MARCUS MARIOTA, OREGON QUATERBACK: It's an incredible feeling. When you prepare all week, to find success and to be able to execute the way that we did, it definitely feels good. And hopefully we can take a little bit of this momentum heading into the next game.

(END VIDEO CLIP)

SCHOLES: All right, meanwhile at the Sugar Bowl here in New Orleans, this game was a nail biter. After falling behind early, Ohio State's third-string quarterback, Cardale Jones, led the Buckeyes on a 28-0 run and they were able to hold off a late charge by Alabama to pull off a huge upset, 42-35.

(BEGIN VIDEO CLIP)

URBAN MEYER, OHIO STATE HEAD COACH: Maybe the Big 10 is not that bad. Maybe the Big 10 is pretty dam good and it's certainly getting better.

CURTIS GRANT, OHIO STATE LINEBACKER: I just can't believe it. We stuck together and said we got to go out in the second half and quit the mental mistakes and just go play the game.

DARRON LEE, OHIO STATE LINEBACKER: You get to see the two best teams playing for it all. And it's an honor being there so I'm glad the playoff system is intact now.

(END VIDEO CLIP)

SCHOLES: So the stage is now set.
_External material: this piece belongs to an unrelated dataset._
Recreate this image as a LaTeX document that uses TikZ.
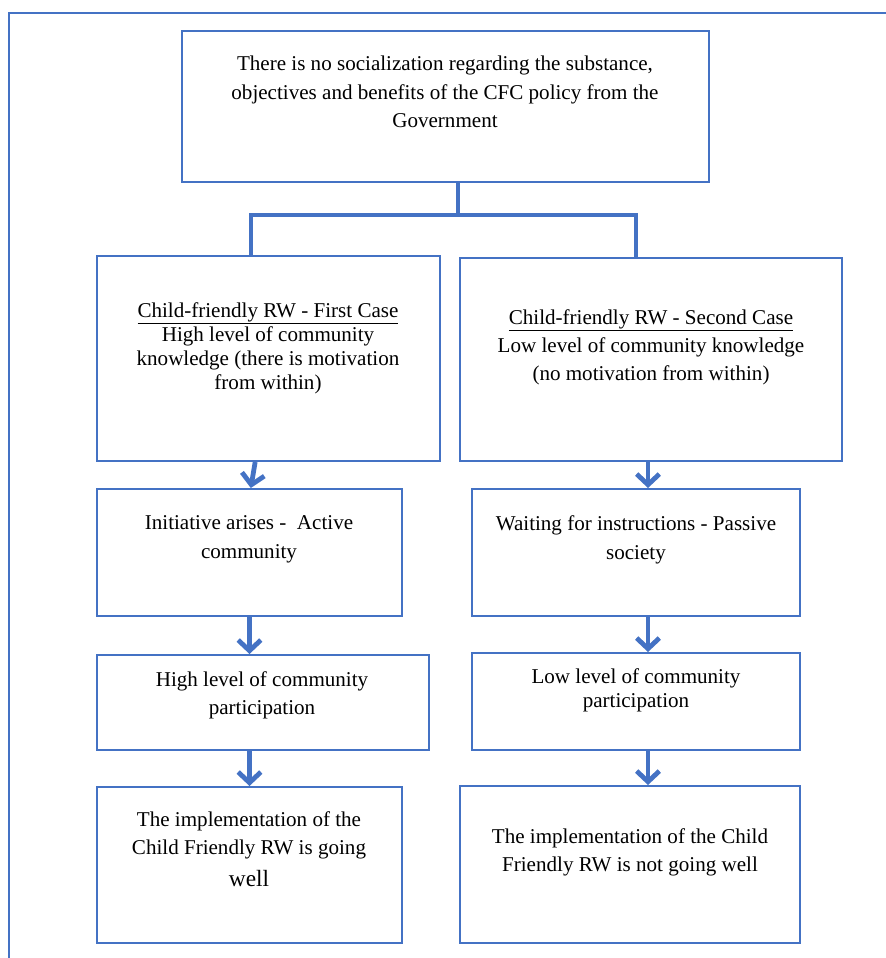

It's going to be Ohio State taking on Oregon in the first-ever college football playoff national championship game. It will be January 12 at AT&T Stadium in Arlington, Texas.

And, Carol, Oregon is a touchdown favorite to win the game, but that being said, Ohio State, they are 8-0 all time against the Ducks. So they've got that going for them.

COSTELLO: I think we should keep that in mind. The Ohio State University. Andy Scholes, thanks so much.

The next hour of CNN NEWSROOM starts now.